Although each step of the semantics-driven design process provides feedback that may alter decisions 
made earlier, it is important that the design of syntax comes conceptually after the development of the 
semantics core. Adding new operations is an inherently ad hoc process since it is impossible to foresee all 
desired features and use cases. Building on a solid semantics core ensures that (1) these syntactic 
extensions are implemented in a consistent and principled way, and (2) the particular selection of 
operations does not fundamentally alter the expressiveness of the language. In a shallow embedding in 
Haskell, we can see that these two features are enforced by the fact that (1) all operations will be 
implemented as Haskell functions that produce values of the semantic domain, and (2) we can always 
build a value of the semantics domain directly, if a desired operation does not exist. 

As we have seen in the previous section, given our choice of a shallow embedding in Haskell, the 
constructors of the data types Map, Date, and Time, which make up the semantic domain, serve directly as 
syntax in the DSL. Although these constructs are maximally expressive—they can obviously produce any 
calendar, date, or time captured by our semantic domain—they are also very nonspecific and low level. 
Through the addition of new operations, we can make the syntax more descriptive (and hence more 
usable and understandable) and raise the level of abstraction with new high-level operations that produce 
complex combinations of the low-level constructors. 

One of the biggest advantages of the semantics-driven process is that it decomposes the difficult task 
of designing a DSL into several smaller and more manageable subproblems. At the level of semantic 
domains, as we saw in the previous sections, this process is completely modular: we identified the 
subdomains, decomposed the problem, and then tackled each one separately. We can perform a similar 
decomposition by subdomains at the syntactic level, developing syntax for the reusable micro DSLs for 
dates and times. However, we will also want syntax that spans and integrates multiple subdomains within 
the larger domain of calendars. 

In the rest of this section, we will demonstrate the design and structured implementation of both 
syntactic levels. First, we develop the micro DSLs for dates and times. Then we develop syntax that 
integrates these languages into the larger calendar DSL. 



Micro DSL syntax 


Syntax that is specific to a particular subdomain is modular in the sense that, combined with its semantic 
domain, it forms a micro DSL that can be reused in other, completely unrelated languages. Therefore, 
throughout the syntax development process, it is important to identify which subdomains new operations 
affect and associate the syntax accordingly. In Haskell, our new operations are implemented as functions, 
so determining the affected domains is as simple as examining their types. 

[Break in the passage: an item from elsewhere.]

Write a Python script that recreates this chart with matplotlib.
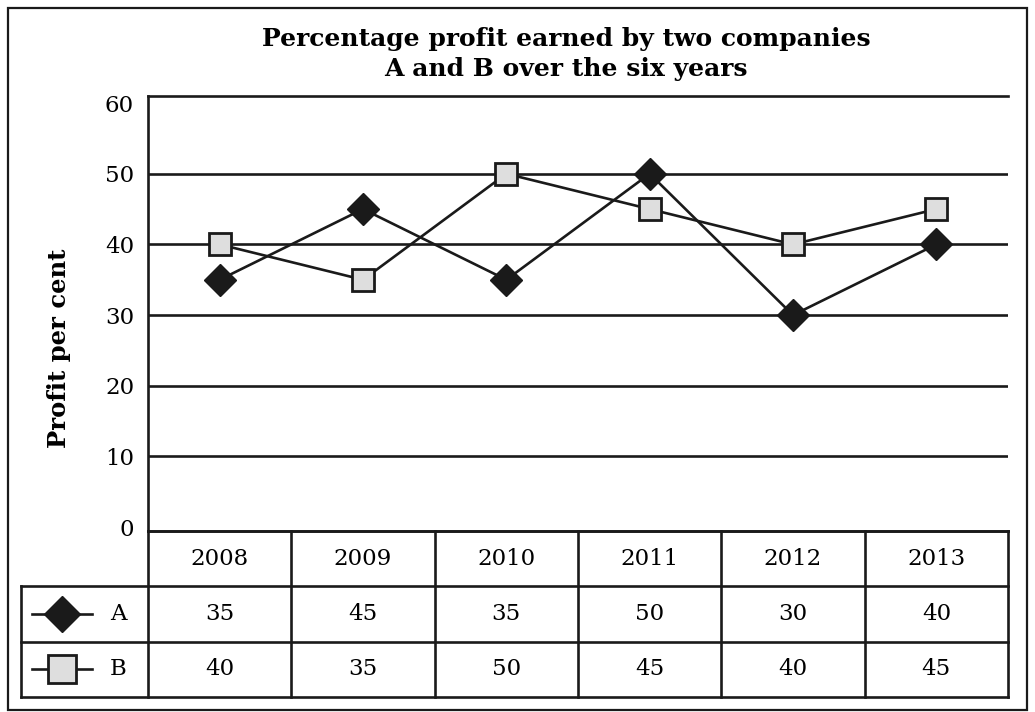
import matplotlib
matplotlib.use("Agg")
import matplotlib.pyplot as plt
from matplotlib.patches import Rectangle

years = ["2008", "2009", "2010", "2011", "2012", "2013"]
profit_a = [35, 45, 35, 50, 30, 40]
profit_b = [40, 35, 50, 45, 40, 45]
series_names = ["A", "B"]
yticks = [0, 10, 20, 30, 40, 50, 60]
title = "Percentage profit earned by two companies\nA and B over the six years"
ylabel = "Profit per cent"

plt.rcParams['font.family'] = ['DejaVu Serif']

W, H = 1035, 712
fig = plt.figure(figsize=(W / 100, H / 100), dpi=100)

def fx(px):
    return px / W

def fy(py):
    return 1 - py / H

LW = 1.9
INK = "#1a1a1a"
GRAY = "#dedede"
FS = 16.5

# outer frame
fig.patches.append(Rectangle((fx(8), fy(710)), fx(1027) - fx(8), fy(8) - fy(710),
                             transform=fig.transFigure, fill=False, lw=1.6,
                             edgecolor=INK))

# main plot axes
left, right, top, bottom = 148, 1008, 96, 531
ax = fig.add_axes([fx(left), fy(bottom), fx(right) - fx(left), fy(top) - fy(bottom)])
x = list(range(len(years)))
ax.set_xlim(-0.5, len(years) - 0.5)
ax.set_ylim(-0.55, 61)
for g in yticks[1:-1]:
    ax.axhline(g, color=INK, lw=LW, zorder=1)
ax.plot(x, profit_a, color=INK, lw=LW, marker="D", markersize=16.5,
        markerfacecolor=INK, markeredgecolor=INK, zorder=3, clip_on=False)
ax.plot(x, profit_b, color=INK, lw=LW, marker="s", markersize=16,
        markerfacecolor=GRAY, markeredgecolor=INK, markeredgewidth=2.0, zorder=4,
        clip_on=False)
ax.set_yticks(yticks)
ax.set_yticklabels([str(v) for v in yticks], fontsize=FS)
ax.set_xticks([])
ax.tick_params(axis="y", length=0, pad=10)
ax.spines["right"].set_visible(False)
for s in ["left", "top", "bottom"]:
    ax.spines[s].set_linewidth(LW)
    ax.spines[s].set_color(INK)
ax.set_ylabel(ylabel, fontsize=17.5, fontweight="bold")
ax.yaxis.set_label_coords(-0.09, 0.42)

fig.text(fx(566), fy(54), title, ha="center", va="center", fontsize=18,
         fontweight="bold", linespacing=1.35)

# data table axes
tl, tr, tt, tb = 21, 1008, 531, 697
tax = fig.add_axes([fx(tl), fy(tb), fx(tr) - fx(tl), fy(tt) - fy(tb)])
unit = (right - left) / len(years)
x0 = -0.5 - (left - tl) / unit
tax.set_xlim(x0, len(years) - 0.5)
tax.set_ylim(0, 3)
tax.axis("off")
kw = dict(color=INK, lw=LW, solid_capstyle="projecting", clip_on=False)
tax.plot([-0.5, len(years) - 0.5], [3, 3], **kw)
for yy in [2, 1, 0]:
    tax.plot([x0, len(years) - 0.5], [yy, yy], **kw)
tax.plot([x0, x0], [0, 2], **kw)
for i in range(len(years) + 1):
    tax.plot([i - 0.5, i - 0.5], [0, 3], **kw)
for i, yr in enumerate(years):
    tax.text(i, 2.5, yr, ha="center", va="center", fontsize=FS)
for i, v in enumerate(profit_a):
    tax.text(i, 1.5, str(v), ha="center", va="center", fontsize=FS)
for i, v in enumerate(profit_b):
    tax.text(i, 0.5, str(v), ha="center", va="center", fontsize=FS)

# legend symbols in table
lx = [x0 + (32 - tl) / unit, x0 + (92 - tl) / unit]
mx = x0 + (62 - tl) / unit
tx = x0 + (118 - tl) / unit
tax.plot(lx, [1.5, 1.5], color=INK, lw=LW)
tax.plot([mx], [1.5], marker="D", markersize=18, color=INK)
tax.text(tx, 1.5, series_names[0], ha="center", va="center", fontsize=FS)
tax.plot(lx, [0.5, 0.5], color=INK, lw=LW)
tax.plot([mx], [0.5], marker="s", markersize=20, markerfacecolor=GRAY,
         markeredgecolor=INK, markeredgewidth=2.0)
tax.text(tx, 0.5, series_names[1], ha="center", va="center", fontsize=FS)

fig.savefig("out.png", dpi=100)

When working with DSLs in Haskell, one of simplest, yet often tremendously useful syntactic 
extensions is the introduction of so-called smart constructors. These are values or functions that supply 
constructors of a data type with some or all of their arguments. For example, in the Date micro DSL, we 
can introduce a function for each month as follows. 

[jan,feb,mar,apr,may,jun,jul,aug,sep,oct,nov,dec] = map D [Jan .. Dec] 

With these smart constructors we can now build dates more conveniently. For example, we can write 
more shortly dec 31 for d Dec 31, hiding the d constructor of the Date data type. In addition, we can 
introduce all kinds of functions for constructing, say lists of individual dates (for example, the federal 
holidays) or ranges of dates. We can define addition or subtraction of dates or, if we had the year 
information, a weekday predicate or filter. The decision of which operations to define depends, of course, 
on the requirements of the concrete application. 

For the Time DSL we define several similar operations as Haskell smart constructors. The hours 
operation specializes the more general t constructor and is used for producing times on the hour. The am 
and pm operations add support for 12-hour clocks by translating their arguments into 24-hour time. 

hours h = T h 0 
am h = hours h 
pm h = hours (h+12) 

Finally, we add operations before and after that support the definition of relative times by adding and 
subtracting times from each other. 

before t t’ = t’-t 
after t t' = t'+t 

We also add another specializing operation mins that produces a Time value containing only minutes, 
useful for computing relatives times. 

mins m = T 0 m 

A nice feature of Haskell as a metalanguage is that it offers a fairly high degree of syntactic flexibility for 
the development of DSLs. As an example of this, the above operations for expressing relative times are 
intended to be used infix, such as hours 3 'after' pm 2 which produces a time corresponding to three 
hours after 2pm, or t 17 0. Ideally we would refine this even further to make the hours, mins, am, and pm 
operations postfix. Okasaki (2002) demonstrates how such an effect can be achieved in Haskell. 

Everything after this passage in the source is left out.